| TASK INSTRUCTIONS |
Set down the records once more, please, exactly and with the pictures left out.
########
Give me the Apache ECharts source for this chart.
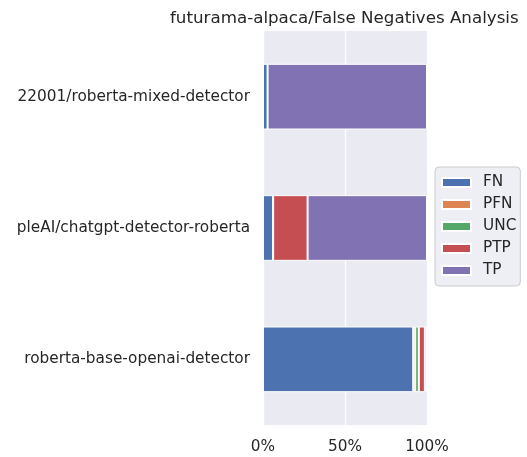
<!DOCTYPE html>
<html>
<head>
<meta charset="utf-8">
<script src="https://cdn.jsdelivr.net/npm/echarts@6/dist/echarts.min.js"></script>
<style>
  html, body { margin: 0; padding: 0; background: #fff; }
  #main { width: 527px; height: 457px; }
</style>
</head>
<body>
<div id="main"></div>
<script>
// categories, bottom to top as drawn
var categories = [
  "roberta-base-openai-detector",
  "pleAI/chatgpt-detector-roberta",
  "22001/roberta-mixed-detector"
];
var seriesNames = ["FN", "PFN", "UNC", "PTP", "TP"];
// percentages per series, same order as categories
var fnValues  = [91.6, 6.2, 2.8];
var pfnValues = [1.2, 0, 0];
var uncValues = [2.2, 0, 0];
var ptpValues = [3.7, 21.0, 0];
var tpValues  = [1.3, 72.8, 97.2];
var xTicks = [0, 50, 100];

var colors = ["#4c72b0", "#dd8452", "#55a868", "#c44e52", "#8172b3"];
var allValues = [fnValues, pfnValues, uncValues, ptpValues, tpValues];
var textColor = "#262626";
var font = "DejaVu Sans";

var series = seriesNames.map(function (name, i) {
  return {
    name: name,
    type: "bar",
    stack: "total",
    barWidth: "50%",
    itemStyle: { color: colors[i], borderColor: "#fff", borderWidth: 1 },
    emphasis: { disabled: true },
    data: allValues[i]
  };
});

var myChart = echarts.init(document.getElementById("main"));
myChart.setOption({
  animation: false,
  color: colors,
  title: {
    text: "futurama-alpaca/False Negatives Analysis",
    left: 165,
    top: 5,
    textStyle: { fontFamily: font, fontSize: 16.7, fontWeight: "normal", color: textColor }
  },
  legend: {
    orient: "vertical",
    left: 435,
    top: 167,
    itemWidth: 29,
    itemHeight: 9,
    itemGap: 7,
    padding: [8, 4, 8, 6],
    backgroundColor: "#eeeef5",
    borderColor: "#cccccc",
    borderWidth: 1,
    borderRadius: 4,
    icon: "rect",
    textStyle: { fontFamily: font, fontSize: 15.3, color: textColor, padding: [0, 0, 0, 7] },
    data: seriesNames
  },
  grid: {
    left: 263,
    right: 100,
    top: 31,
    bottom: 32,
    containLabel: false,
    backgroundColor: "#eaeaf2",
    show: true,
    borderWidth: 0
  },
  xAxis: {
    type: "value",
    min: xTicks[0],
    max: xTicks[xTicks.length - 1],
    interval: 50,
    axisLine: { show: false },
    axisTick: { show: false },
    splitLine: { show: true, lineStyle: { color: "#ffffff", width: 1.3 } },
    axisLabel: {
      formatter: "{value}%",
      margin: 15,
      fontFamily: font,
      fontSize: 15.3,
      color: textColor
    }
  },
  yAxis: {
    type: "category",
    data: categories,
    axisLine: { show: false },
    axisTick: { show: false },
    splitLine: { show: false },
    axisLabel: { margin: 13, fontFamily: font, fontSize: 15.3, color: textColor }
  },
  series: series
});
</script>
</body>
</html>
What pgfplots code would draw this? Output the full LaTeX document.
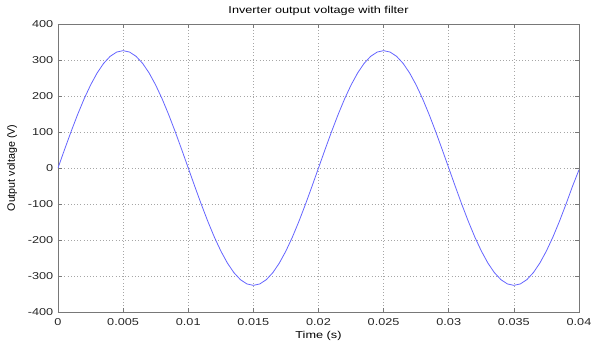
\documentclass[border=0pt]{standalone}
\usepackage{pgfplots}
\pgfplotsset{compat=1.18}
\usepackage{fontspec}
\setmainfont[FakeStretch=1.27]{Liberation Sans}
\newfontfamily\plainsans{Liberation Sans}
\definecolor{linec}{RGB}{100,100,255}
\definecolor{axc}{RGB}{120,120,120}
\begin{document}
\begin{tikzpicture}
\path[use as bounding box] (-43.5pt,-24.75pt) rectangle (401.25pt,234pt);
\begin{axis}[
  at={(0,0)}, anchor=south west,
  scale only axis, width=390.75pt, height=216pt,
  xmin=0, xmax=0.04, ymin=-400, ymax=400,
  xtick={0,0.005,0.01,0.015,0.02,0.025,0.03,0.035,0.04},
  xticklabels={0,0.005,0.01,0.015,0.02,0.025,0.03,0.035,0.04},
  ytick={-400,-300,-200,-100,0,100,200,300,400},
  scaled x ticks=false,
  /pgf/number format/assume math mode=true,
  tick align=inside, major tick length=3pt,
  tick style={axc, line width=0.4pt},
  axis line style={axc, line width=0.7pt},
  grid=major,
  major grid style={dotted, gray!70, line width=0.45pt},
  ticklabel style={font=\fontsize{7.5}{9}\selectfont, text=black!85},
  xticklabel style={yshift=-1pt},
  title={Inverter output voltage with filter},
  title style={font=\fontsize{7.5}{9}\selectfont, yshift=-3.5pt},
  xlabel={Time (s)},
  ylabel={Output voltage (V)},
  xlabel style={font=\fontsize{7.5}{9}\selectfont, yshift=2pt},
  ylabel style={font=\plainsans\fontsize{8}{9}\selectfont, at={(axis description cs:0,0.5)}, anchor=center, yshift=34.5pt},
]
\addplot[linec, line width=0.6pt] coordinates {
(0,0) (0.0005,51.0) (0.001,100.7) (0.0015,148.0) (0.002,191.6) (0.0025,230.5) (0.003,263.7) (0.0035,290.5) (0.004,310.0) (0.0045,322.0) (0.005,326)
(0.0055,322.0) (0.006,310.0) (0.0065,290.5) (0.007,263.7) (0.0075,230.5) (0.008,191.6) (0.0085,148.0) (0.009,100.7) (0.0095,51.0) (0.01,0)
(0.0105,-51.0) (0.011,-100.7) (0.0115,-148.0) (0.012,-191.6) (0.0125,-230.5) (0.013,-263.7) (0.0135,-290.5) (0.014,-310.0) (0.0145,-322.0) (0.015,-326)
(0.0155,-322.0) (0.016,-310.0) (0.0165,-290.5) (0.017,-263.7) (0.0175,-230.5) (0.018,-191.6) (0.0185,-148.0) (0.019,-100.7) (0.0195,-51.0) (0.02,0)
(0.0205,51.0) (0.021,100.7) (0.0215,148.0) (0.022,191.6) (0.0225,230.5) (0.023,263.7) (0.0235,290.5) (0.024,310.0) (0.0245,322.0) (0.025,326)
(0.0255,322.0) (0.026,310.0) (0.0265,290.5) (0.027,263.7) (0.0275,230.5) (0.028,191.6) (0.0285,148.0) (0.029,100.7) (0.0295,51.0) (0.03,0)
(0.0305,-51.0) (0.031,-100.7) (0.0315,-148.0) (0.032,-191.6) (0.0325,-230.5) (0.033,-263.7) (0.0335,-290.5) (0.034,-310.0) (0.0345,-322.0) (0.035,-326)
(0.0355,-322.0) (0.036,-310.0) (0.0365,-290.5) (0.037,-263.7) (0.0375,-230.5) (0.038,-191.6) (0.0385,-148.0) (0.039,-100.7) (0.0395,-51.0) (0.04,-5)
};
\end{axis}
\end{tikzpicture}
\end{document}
########
| ANSWER FOR THE TASK |
Give me the Apache ECharts source for this chart.
<!DOCTYPE html>
<html>
<head>
<meta charset="utf-8">
<script src="https://cdn.jsdelivr.net/npm/echarts@6/dist/echarts.min.js"></script>
<style>
  html, body { margin: 0; padding: 0; background: #fff; }
  #main { width: 527px; height: 457px; }
</style>
</head>
<body>
<div id="main"></div>
<script>
// categories, bottom to top as drawn
var categories = [
  "roberta-base-openai-detector",
  "pleAI/chatgpt-detector-roberta",
  "22001/roberta-mixed-detector"
];
var seriesNames = ["FN", "PFN", "UNC", "PTP", "TP"];
// percentages per series, same order as categories
var fnValues  = [91.6, 6.2, 2.8];
var pfnValues = [1.2, 0, 0];
var uncValues = [2.2, 0, 0];
var ptpValues = [3.7, 21.0, 0];
var tpValues  = [1.3, 72.8, 97.2];
var xTicks = [0, 50, 100];

var colors = ["#4c72b0", "#dd8452", "#55a868", "#c44e52", "#8172b3"];
var allValues = [fnValues, pfnValues, uncValues, ptpValues, tpValues];
var textColor = "#262626";
var font = "DejaVu Sans";

var series = seriesNames.map(function (name, i) {
  return {
    name: name,
    type: "bar",
    stack: "total",
    barWidth: "50%",
    itemStyle: { color: colors[i], borderColor: "#fff", borderWidth: 1 },
    emphasis: { disabled: true },
    data: allValues[i]
  };
});

var myChart = echarts.init(document.getElementById("main"));
myChart.setOption({
  animation: false,
  color: colors,
  title: {
    text: "futurama-alpaca/False Negatives Analysis",
    left: 165,
    top: 5,
    textStyle: { fontFamily: font, fontSize: 16.7, fontWeight: "normal", color: textColor }
  },
  legend: {
    orient: "vertical",
    left: 435,
    top: 167,
    itemWidth: 29,
    itemHeight: 9,
    itemGap: 7,
    padding: [8, 4, 8, 6],
    backgroundColor: "#eeeef5",
    borderColor: "#cccccc",
    borderWidth: 1,
    borderRadius: 4,
    icon: "rect",
    textStyle: { fontFamily: font, fontSize: 15.3, color: textColor, padding: [0, 0, 0, 7] },
    data: seriesNames
  },
  grid: {
    left: 263,
    right: 100,
    top: 31,
    bottom: 32,
    containLabel: false,
    backgroundColor: "#eaeaf2",
    show: true,
    borderWidth: 0
  },
  xAxis: {
    type: "value",
    min: xTicks[0],
    max: xTicks[xTicks.length - 1],
    interval: 50,
    axisLine: { show: false },
    axisTick: { show: false },
    splitLine: { show: true, lineStyle: { color: "#ffffff", width: 1.3 } },
    axisLabel: {
      formatter: "{value}%",
      margin: 15,
      fontFamily: font,
      fontSize: 15.3,
      color: textColor
    }
  },
  yAxis: {
    type: "category",
    data: categories,
    axisLine: { show: false },
    axisTick: { show: false },
    splitLine: { show: false },
    axisLabel: { margin: 13, fontFamily: font, fontSize: 15.3, color: textColor }
  },
  series: series
});
</script>
</body>
</html>
What pgfplots code would draw this? Output the full LaTeX document.
\documentclass[border=0pt]{standalone}
\usepackage{pgfplots}
\pgfplotsset{compat=1.18}
\usepackage{fontspec}
\setmainfont[FakeStretch=1.27]{Liberation Sans}
\newfontfamily\plainsans{Liberation Sans}
\definecolor{linec}{RGB}{100,100,255}
\definecolor{axc}{RGB}{120,120,120}
\begin{document}
\begin{tikzpicture}
\path[use as bounding box] (-43.5pt,-24.75pt) rectangle (401.25pt,234pt);
\begin{axis}[
  at={(0,0)}, anchor=south west,
  scale only axis, width=390.75pt, height=216pt,
  xmin=0, xmax=0.04, ymin=-400, ymax=400,
  xtick={0,0.005,0.01,0.015,0.02,0.025,0.03,0.035,0.04},
  xticklabels={0,0.005,0.01,0.015,0.02,0.025,0.03,0.035,0.04},
  ytick={-400,-300,-200,-100,0,100,200,300,400},
  scaled x ticks=false,
  /pgf/number format/assume math mode=true,
  tick align=inside, major tick length=3pt,
  tick style={axc, line width=0.4pt},
  axis line style={axc, line width=0.7pt},
  grid=major,
  major grid style={dotted, gray!70, line width=0.45pt},
  ticklabel style={font=\fontsize{7.5}{9}\selectfont, text=black!85},
  xticklabel style={yshift=-1pt},
  title={Inverter output voltage with filter},
  title style={font=\fontsize{7.5}{9}\selectfont, yshift=-3.5pt},
  xlabel={Time (s)},
  ylabel={Output voltage (V)},
  xlabel style={font=\fontsize{7.5}{9}\selectfont, yshift=2pt},
  ylabel style={font=\plainsans\fontsize{8}{9}\selectfont, at={(axis description cs:0,0.5)}, anchor=center, yshift=34.5pt},
]
\addplot[linec, line width=0.6pt] coordinates {
(0,0) (0.0005,51.0) (0.001,100.7) (0.0015,148.0) (0.002,191.6) (0.0025,230.5) (0.003,263.7) (0.0035,290.5) (0.004,310.0) (0.0045,322.0) (0.005,326)
(0.0055,322.0) (0.006,310.0) (0.0065,290.5) (0.007,263.7) (0.0075,230.5) (0.008,191.6) (0.0085,148.0) (0.009,100.7) (0.0095,51.0) (0.01,0)
(0.0105,-51.0) (0.011,-100.7) (0.0115,-148.0) (0.012,-191.6) (0.0125,-230.5) (0.013,-263.7) (0.0135,-290.5) (0.014,-310.0) (0.0145,-322.0) (0.015,-326)
(0.0155,-322.0) (0.016,-310.0) (0.0165,-290.5) (0.017,-263.7) (0.0175,-230.5) (0.018,-191.6) (0.0185,-148.0) (0.019,-100.7) (0.0195,-51.0) (0.02,0)
(0.0205,51.0) (0.021,100.7) (0.0215,148.0) (0.022,191.6) (0.0225,230.5) (0.023,263.7) (0.0235,290.5) (0.024,310.0) (0.0245,322.0) (0.025,326)
(0.0255,322.0) (0.026,310.0) (0.0265,290.5) (0.027,263.7) (0.0275,230.5) (0.028,191.6) (0.0285,148.0) (0.029,100.7) (0.0295,51.0) (0.03,0)
(0.0305,-51.0) (0.031,-100.7) (0.0315,-148.0) (0.032,-191.6) (0.0325,-230.5) (0.033,-263.7) (0.0335,-290.5) (0.034,-310.0) (0.0345,-322.0) (0.035,-326)
(0.0355,-322.0) (0.036,-310.0) (0.0365,-290.5) (0.037,-263.7) (0.0375,-230.5) (0.038,-191.6) (0.0385,-148.0) (0.039,-100.7) (0.0395,-51.0) (0.04,-5)
};
\end{axis}
\end{tikzpicture}
\end{document}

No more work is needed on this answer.